Assistindo aos filmes, em especial A Sociedade da Neve, o melhor dos três, é-me impossível imaginar como eu agiria se estivesse no lugar de algum deles. Se teria morrido, recusando-me a comer, como alguns morreram. Se teria aceitado comer sem pestanejar. Se estaria até hoje remoendo a culpa por ter sobrevivido assim. Realmente, não sei. E não gostaria de descobrir a resposta, que Deus me proteja de passar por algo semelhante.
Não é a história quem atrai, mas sua luz, sinal de vida e esperança, como disse o papa Francisco, mesmo em meio à dor e a incompreensão
Na abertura do filme, o narrador, que é um dos que morreram na montanha, refere-se ao fato dizendo que alguns consideram o que lá ocorreu como uma tragédia, enquanto outros, um milagre.
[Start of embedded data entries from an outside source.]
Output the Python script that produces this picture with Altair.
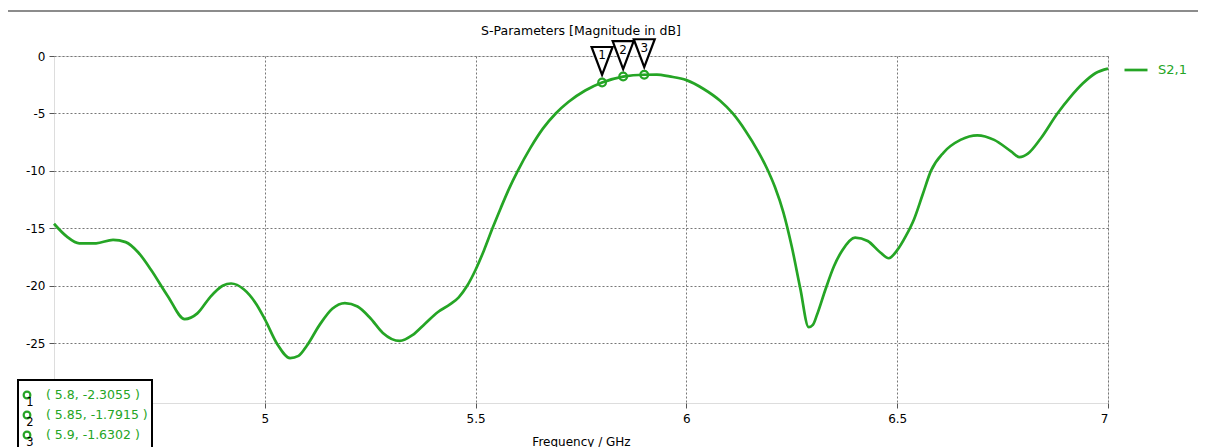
import altair as alt
import pandas as pd

# ---------------- data ----------------
chart_title = "S-Parameters [Magnitude in dB]"
x_title = "Frequency / GHz"

freq = [4.50, 4.53, 4.56, 4.60, 4.64, 4.67, 4.70, 4.73, 4.77, 4.81, 4.84, 4.87, 4.90, 4.92,
        4.95, 4.98, 5.00, 5.03, 5.06, 5.08, 5.10, 5.13, 5.16, 5.19, 5.22, 5.25, 5.28, 5.32,
        5.35, 5.38, 5.41, 5.44, 5.46, 5.48, 5.50, 5.52, 5.54, 5.56, 5.58, 5.60, 5.63, 5.66,
        5.69, 5.72, 5.76, 5.80, 5.85, 5.90, 5.93, 5.96, 6.00, 6.04, 6.08, 6.11, 6.14, 6.17,
        6.19, 6.21, 6.23, 6.25, 6.27, 6.29, 6.30, 6.31, 6.33, 6.35, 6.37, 6.40, 6.43, 6.46,
        6.48, 6.50, 6.52, 6.54, 6.56, 6.58, 6.61, 6.65, 6.69, 6.73, 6.77, 6.79, 6.81, 6.84,
        6.88, 6.91, 6.94, 6.97, 7.00]
s21 = [-14.6, -15.7, -16.3, -16.3, -16.0, -16.2, -17.1, -18.6, -20.9, -22.9, -22.4, -21.0, -20.0, -19.8,
       -20.3, -21.6, -22.9, -25.1, -26.3, -26.1, -25.2, -23.4, -22.0, -21.5, -21.8, -22.8, -24.1, -24.8,
       -24.3, -23.3, -22.3, -21.6, -21.0, -20.0, -18.6, -16.9, -15.0, -13.2, -11.5, -10.0, -8.0, -6.3,
       -5.0, -4.0, -3.0, -2.3055, -1.7915, -1.6302, -1.62, -1.78, -2.1, -2.85, -3.9, -5.0, -6.5, -8.3,
       -9.7, -11.4, -13.6, -16.6, -20.2, -23.6, -23.4, -22.5, -20.3, -18.3, -16.9, -15.8, -16.1, -17.1,
       -17.6, -16.9, -15.7, -14.2, -12.1, -10.0, -8.4, -7.3, -6.9, -7.3, -8.3, -8.8, -8.5, -7.2,
       -5.0, -3.6, -2.4, -1.5, -1.1]
series_name = "S2,1"

marker_id = [1, 2, 3]
marker_freq = [5.8, 5.85, 5.9]
marker_val = [-2.3055, -1.7915, -1.6302]

x_ticks = [5, 5.5, 6, 6.5, 7]
y_ticks = [0, -5, -10, -15, -20, -25]

GREEN = "#25a525"
FONT = "DejaVu Sans"

df = pd.DataFrame({"freq": freq, "s21": s21, "series": series_name})
mdf = pd.DataFrame({
    "idx": marker_id,
    "freq": marker_freq,
    "s21": marker_val,
    "num": [str(i) for i in marker_id],
    "label": [f"( {f:g}, {v:g} )" for f, v in zip(marker_freq, marker_val)],
})
dummy = pd.DataFrame({"a": [0]})
title_df = pd.DataFrame({"t": [chart_title]})

xscale = alt.Scale(domain=[4.5, 7], nice=False, zero=False)
yscale = alt.Scale(domain=[-30.2, 0], nice=False, zero=False)

x_enc = alt.X("freq:Q", scale=xscale, axis=alt.Axis(
    values=x_ticks, title=x_title, labelExpr="toString(datum.value)",
    grid=True, gridDash=[2, 2], gridColor="#777777", gridWidth=1,
    domain=False, tickSize=5, tickColor="#555555",
    labelPadding=5, labelFont=FONT, labelFontSize=12, labelColor="black",
    titleFont=FONT, titleFontSize=12, titleFontWeight="normal", titleColor="black",
    titleY=42, titleBaseline="alphabetic"))
y_enc = alt.Y("s21:Q", scale=yscale, axis=alt.Axis(
    values=y_ticks, title=None, labelExpr="toString(datum.value)",
    grid=True, gridDash=[2, 2], gridColor="#777777", gridWidth=1,
    domain=False, tickSize=5, tickColor="#555555",
    labelPadding=4, labelFont=FONT, labelFontSize=12, labelColor="black"))

line = alt.Chart(df).mark_line(interpolate="monotone", strokeWidth=2.7).encode(
    x=x_enc, y=y_enc,
    color=alt.Color("series:N", scale=alt.Scale(domain=[series_name], range=[GREEN]),
                    legend=alt.Legend(orient="none", legendX=1069, legendY=1, title=None,
                                      symbolType="stroke", symbolSize=529, symbolStrokeWidth=2.7,
                                      labelColor=GREEN, labelFont=FONT, labelFontSize=13,
                                      labelOffset=9, padding=0)))

markers = alt.Chart(mdf).mark_point(shape="circle", filled=False, size=60, strokeWidth=2.2,
                                    color=GREEN, opacity=1).encode(
    x=alt.X("freq:Q", scale=xscale), y=alt.Y("s21:Q", scale=yscale))
dots = alt.Chart(mdf).mark_point(shape="circle", filled=True, size=3, color=GREEN, opacity=1).encode(
    x=alt.X("freq:Q", scale=xscale), y=alt.Y("s21:Q", scale=yscale))

tri = alt.Chart(mdf).mark_point(shape="M-0.75,-1L0.75,-1L0,1Z", size=784, filled=True,
                                fill="white", stroke="black", strokeWidth=2.2, opacity=1,
                                yOffset=-21.5).encode(
    x=alt.X("freq:Q", scale=xscale), y=alt.Y("s21:Q", scale=yscale))
tri_text = alt.Chart(mdf).mark_text(font=FONT, fontSize=12, color="black", dy=-27).encode(
    x=alt.X("freq:Q", scale=xscale), y=alt.Y("s21:Q", scale=yscale), text="num:N")

top_rule = alt.Chart(dummy).mark_rule(color="#8c8c8c", strokeWidth=2).encode(
    x=alt.value(-54), x2=alt.value(1160), y=alt.value(-45))

title_mark = alt.Chart(title_df).mark_text(font=FONT, fontSize=12.5, color="black",
                                           align="center", baseline="alphabetic").encode(
    x=alt.value(527), y=alt.value(-21), text="t:N")

main = alt.layer(top_rule, title_mark, line, markers, dots, tri, tri_text)

rowscale = alt.Scale(type="point", domain=marker_id, range=[339, 379], padding=0)
box_rect = alt.Chart(dummy).mark_rect(fill="white", stroke="black", strokeWidth=2).encode(
    x=alt.value(-36), x2=alt.value(98), y=alt.value(324), y2=alt.value(400))
box_circ = alt.Chart(mdf).mark_point(shape="circle", filled=False, size=45, strokeWidth=2.2,
                                     color=GREEN, opacity=1).encode(
    x=alt.value(-27), y=alt.Y("idx:O", scale=rowscale, axis=None))
box_num = alt.Chart(mdf).mark_text(font=FONT, fontSize=11.5, color="black", dy=8).encode(
    x=alt.value(-24), y=alt.Y("idx:O", scale=rowscale, axis=None), text="num:N")
box_text = alt.Chart(mdf).mark_text(font=FONT, fontSize=12.5, color=GREEN, align="left").encode(
    x=alt.value(-8), y=alt.Y("idx:O", scale=rowscale, axis=None), text="label:N")
box = alt.layer(box_rect, box_circ, box_num, box_text)

chart = alt.layer(main, box).resolve_scale(y="independent").properties(
    width=1054, height=347,
    padding={"left": 46, "top": 48, "right": 90, "bottom": 44},
    autosize="none",
).configure_view(stroke="#5a5a5a", strokeWidth=1).configure(background="white")

chart.save("out.html", embed_options={"renderer": "svg", "actions": False})
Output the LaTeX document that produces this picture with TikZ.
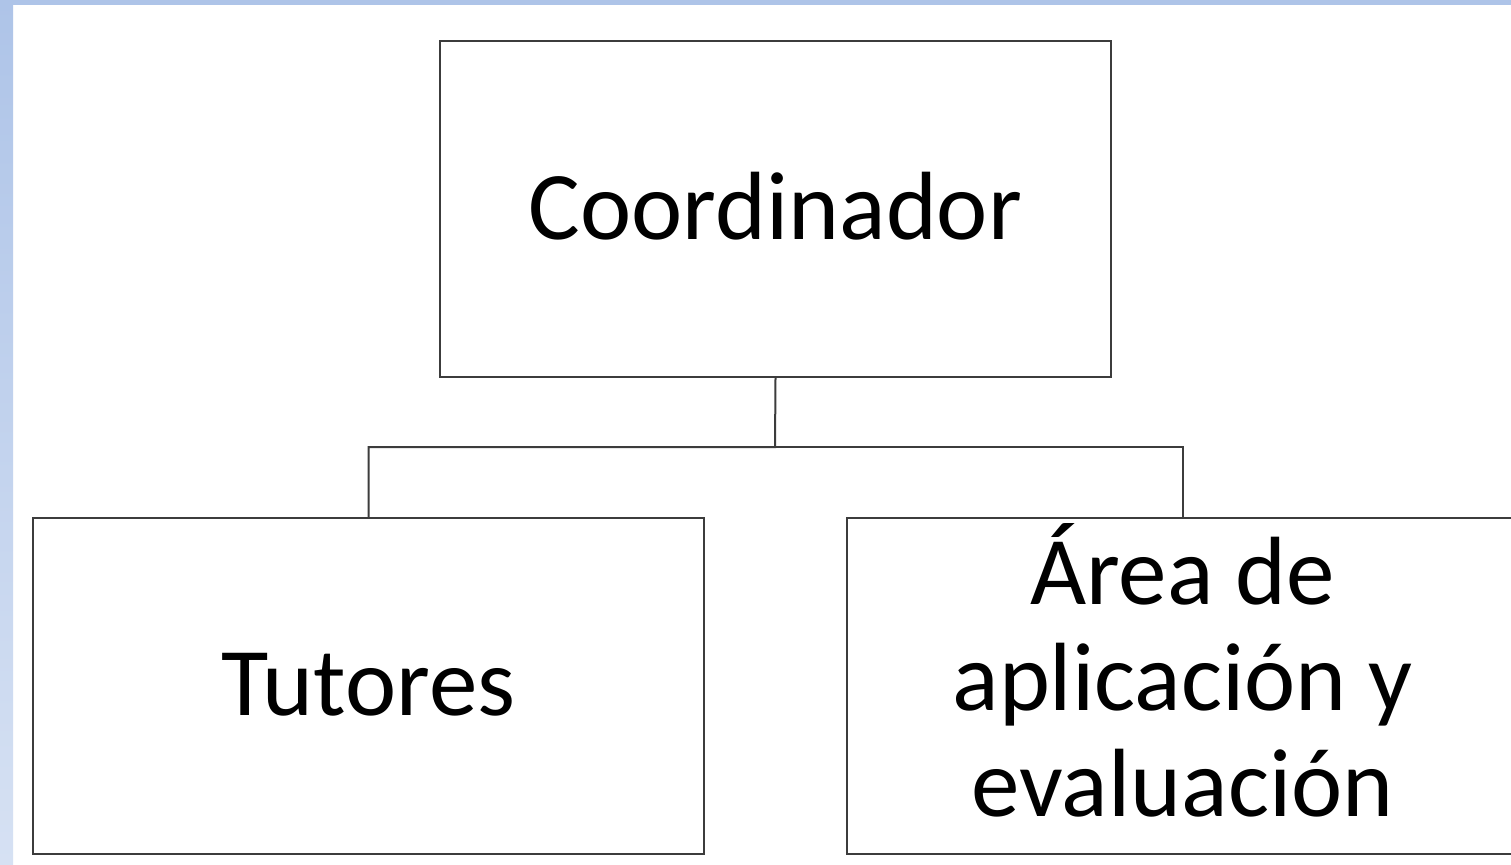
\documentclass[tikz,border=0pt]{standalone}
\usepackage{fontspec}
\setmainfont{Carlito}
\definecolor{stripA}{HTML}{AEC4E8}
\definecolor{stripB}{HTML}{D6E1F3}
\definecolor{edge}{HTML}{3C3C3C}
\begin{document}
\begin{tikzpicture}[x=1pt,y=-1pt,
  box/.style={draw=edge,line width=2pt,fill=white,minimum width=671pt,minimum height=336pt,inner sep=0pt,anchor=north west,
    font=\fontsize{97}{106}\selectfont,align=center,text=black},
  link/.style={draw=edge,line width=2pt}]
\useasboundingbox (0,0) rectangle (1511,864);
\clip (0,0) rectangle (1511,864);
\fill[white] (0,0) rectangle (1511,864);
\shade[top color=stripA,bottom color=stripB] (0,0) rectangle (13,864);
\fill[stripA] (0,0) rectangle (1511,5);
\node[box] (coord) at (439,40) {\raisebox{7pt}{Coordinador}};
\node[box] (tut) at (32,517) {\raisebox{4pt}{Tutores}};
\node[box] (area) at (846,517) {\raisebox{12pt}{\begin{tabular}{@{}c@{}}Área de\\aplicación y\\evaluación\end{tabular}}};
\coordinate (junc) at (775,447);
\draw[link] (coord.south) -- (junc) -| (tut.north);
\draw[link] (junc) -| (area.north);
\end{tikzpicture}
\end{document}
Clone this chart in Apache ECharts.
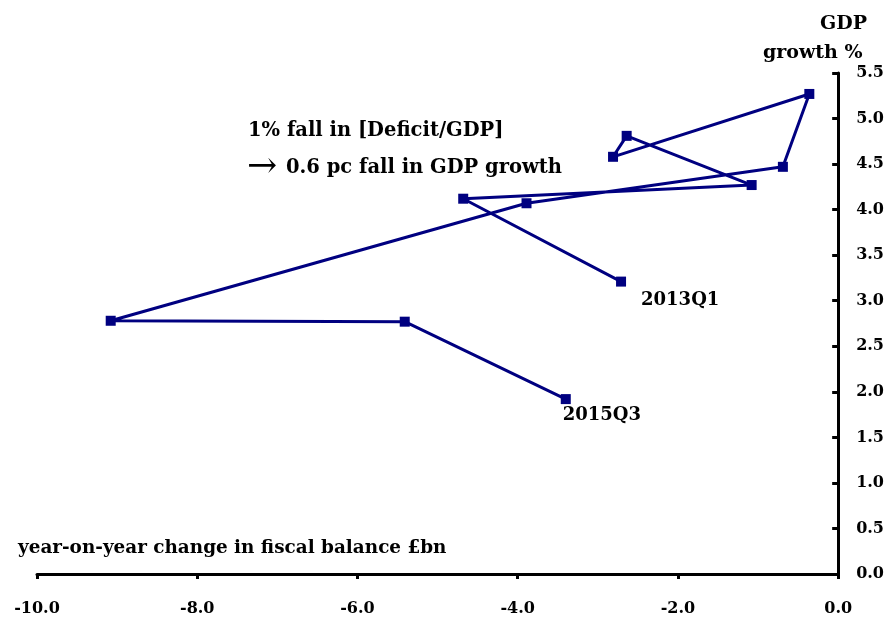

Dentre os últimos está Nando Parrado, um dos sobreviventes que publicou um livro em 2006 intitulado justamente O Milagre dos Andes, que assim considera não por ter sobrevivido, mas por não ter perdido a fé mesmo vivendo o inconcebível. Talvez sua fé não tenha sido tanta a ponto de mover montanhas, mas certamente as montanhas lhe deram uma fé tão firme e inamovível quanto elas.
Essa presença constante da fé (e de Deus) é muito bem simbolizada no filme pela luz. O tempo todo se chama a atenção para sua presença, inclusive tornando a lente que filma como sendo um dos personagens. Aqueles pontos brilhantes aparecendo na tela em várias das cenas por sobre as montanhas ou de frente para o sol, e que estragariam qualquer filmagem, são muito bem aceitas e utilizadas para tornar a luz uma presença que deve ser notada, um protagonista. Mesmo no pior momento vivido, quando estão debaixo da neve depois de uma avalanche, a luz aparece, ainda que fraca, com um deles dizendo: “Se entra luz, não estamos tão fundo”.
E acho que isso responde à minha pergunta, da razão de essa história ainda chamar a atenção. Porque não é ela quem atrai, mas sua luz, sinal de vida e esperança, como disse o papa Francisco, mesmo em meio à dor e a incompreensão. E se ela ainda entra, é porque não estamos tão fundo, graças a Deus. Eis aí um belo filme quaresmal.